> [Work to complete] Pictures do not belong in your copy. Repeat all the other data exactly.
__________
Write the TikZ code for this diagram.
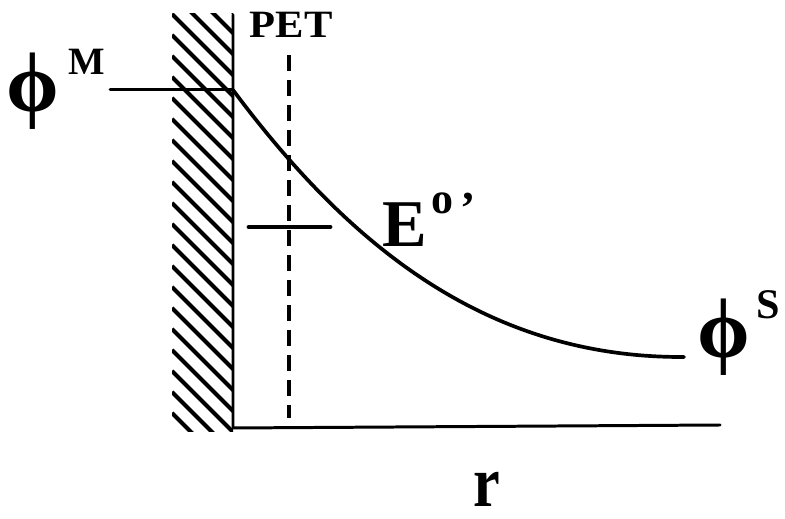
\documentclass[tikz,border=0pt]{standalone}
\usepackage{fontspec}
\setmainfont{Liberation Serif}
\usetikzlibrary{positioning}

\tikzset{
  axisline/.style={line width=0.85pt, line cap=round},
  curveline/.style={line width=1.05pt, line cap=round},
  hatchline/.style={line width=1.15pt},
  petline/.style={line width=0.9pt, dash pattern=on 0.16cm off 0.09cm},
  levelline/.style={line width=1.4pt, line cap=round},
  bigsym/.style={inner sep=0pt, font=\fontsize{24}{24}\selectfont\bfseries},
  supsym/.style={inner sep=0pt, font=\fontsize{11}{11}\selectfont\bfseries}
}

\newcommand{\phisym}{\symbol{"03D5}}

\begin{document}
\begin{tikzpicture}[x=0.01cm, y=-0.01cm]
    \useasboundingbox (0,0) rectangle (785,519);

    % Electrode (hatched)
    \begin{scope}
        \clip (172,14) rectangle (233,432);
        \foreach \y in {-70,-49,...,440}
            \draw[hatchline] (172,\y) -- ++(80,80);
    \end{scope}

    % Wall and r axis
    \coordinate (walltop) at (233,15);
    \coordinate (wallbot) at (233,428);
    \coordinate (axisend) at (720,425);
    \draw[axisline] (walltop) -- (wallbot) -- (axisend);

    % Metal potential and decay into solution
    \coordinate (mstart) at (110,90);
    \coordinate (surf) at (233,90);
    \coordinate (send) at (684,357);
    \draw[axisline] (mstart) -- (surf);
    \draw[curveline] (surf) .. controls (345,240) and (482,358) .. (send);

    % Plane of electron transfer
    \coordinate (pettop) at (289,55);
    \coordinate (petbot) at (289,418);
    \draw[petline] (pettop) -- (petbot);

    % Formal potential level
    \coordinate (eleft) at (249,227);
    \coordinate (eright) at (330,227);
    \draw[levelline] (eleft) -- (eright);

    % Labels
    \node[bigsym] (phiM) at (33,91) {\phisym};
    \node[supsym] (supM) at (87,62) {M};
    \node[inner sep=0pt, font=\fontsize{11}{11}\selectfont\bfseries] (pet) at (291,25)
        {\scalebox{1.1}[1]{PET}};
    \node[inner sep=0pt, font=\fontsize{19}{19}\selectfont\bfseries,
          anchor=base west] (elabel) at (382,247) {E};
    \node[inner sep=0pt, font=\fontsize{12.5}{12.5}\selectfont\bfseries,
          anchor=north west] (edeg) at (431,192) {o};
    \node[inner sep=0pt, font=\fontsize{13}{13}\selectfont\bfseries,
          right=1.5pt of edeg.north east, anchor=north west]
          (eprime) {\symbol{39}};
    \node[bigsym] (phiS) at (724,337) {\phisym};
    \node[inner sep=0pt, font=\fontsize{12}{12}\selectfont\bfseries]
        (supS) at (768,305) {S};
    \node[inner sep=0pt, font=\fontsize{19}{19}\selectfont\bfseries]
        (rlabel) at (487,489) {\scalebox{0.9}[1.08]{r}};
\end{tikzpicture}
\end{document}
__________
> [Solution to the problem]
Write the TikZ code for this diagram.
\documentclass[tikz,border=0pt]{standalone}
\usepackage{fontspec}
\setmainfont{Liberation Serif}
\usetikzlibrary{positioning}

\tikzset{
  axisline/.style={line width=0.85pt, line cap=round},
  curveline/.style={line width=1.05pt, line cap=round},
  hatchline/.style={line width=1.15pt},
  petline/.style={line width=0.9pt, dash pattern=on 0.16cm off 0.09cm},
  levelline/.style={line width=1.4pt, line cap=round},
  bigsym/.style={inner sep=0pt, font=\fontsize{24}{24}\selectfont\bfseries},
  supsym/.style={inner sep=0pt, font=\fontsize{11}{11}\selectfont\bfseries}
}

\newcommand{\phisym}{\symbol{"03D5}}

\begin{document}
\begin{tikzpicture}[x=0.01cm, y=-0.01cm]
    \useasboundingbox (0,0) rectangle (785,519);

    % Electrode (hatched)
    \begin{scope}
        \clip (172,14) rectangle (233,432);
        \foreach \y in {-70,-49,...,440}
            \draw[hatchline] (172,\y) -- ++(80,80);
    \end{scope}

    % Wall and r axis
    \coordinate (walltop) at (233,15);
    \coordinate (wallbot) at (233,428);
    \coordinate (axisend) at (720,425);
    \draw[axisline] (walltop) -- (wallbot) -- (axisend);

    % Metal potential and decay into solution
    \coordinate (mstart) at (110,90);
    \coordinate (surf) at (233,90);
    \coordinate (send) at (684,357);
    \draw[axisline] (mstart) -- (surf);
    \draw[curveline] (surf) .. controls (345,240) and (482,358) .. (send);

    % Plane of electron transfer
    \coordinate (pettop) at (289,55);
    \coordinate (petbot) at (289,418);
    \draw[petline] (pettop) -- (petbot);

    % Formal potential level
    \coordinate (eleft) at (249,227);
    \coordinate (eright) at (330,227);
    \draw[levelline] (eleft) -- (eright);

    % Labels
    \node[bigsym] (phiM) at (33,91) {\phisym};
    \node[supsym] (supM) at (87,62) {M};
    \node[inner sep=0pt, font=\fontsize{11}{11}\selectfont\bfseries] (pet) at (291,25)
        {\scalebox{1.1}[1]{PET}};
    \node[inner sep=0pt, font=\fontsize{19}{19}\selectfont\bfseries,
          anchor=base west] (elabel) at (382,247) {E};
    \node[inner sep=0pt, font=\fontsize{12.5}{12.5}\selectfont\bfseries,
          anchor=north west] (edeg) at (431,192) {o};
    \node[inner sep=0pt, font=\fontsize{13}{13}\selectfont\bfseries,
          right=1.5pt of edeg.north east, anchor=north west]
          (eprime) {\symbol{39}};
    \node[bigsym] (phiS) at (724,337) {\phisym};
    \node[inner sep=0pt, font=\fontsize{12}{12}\selectfont\bfseries]
        (supS) at (768,305) {S};
    \node[inner sep=0pt, font=\fontsize{19}{19}\selectfont\bfseries]
        (rlabel) at (487,489) {\scalebox{0.9}[1.08]{r}};
\end{tikzpicture}
\end{document}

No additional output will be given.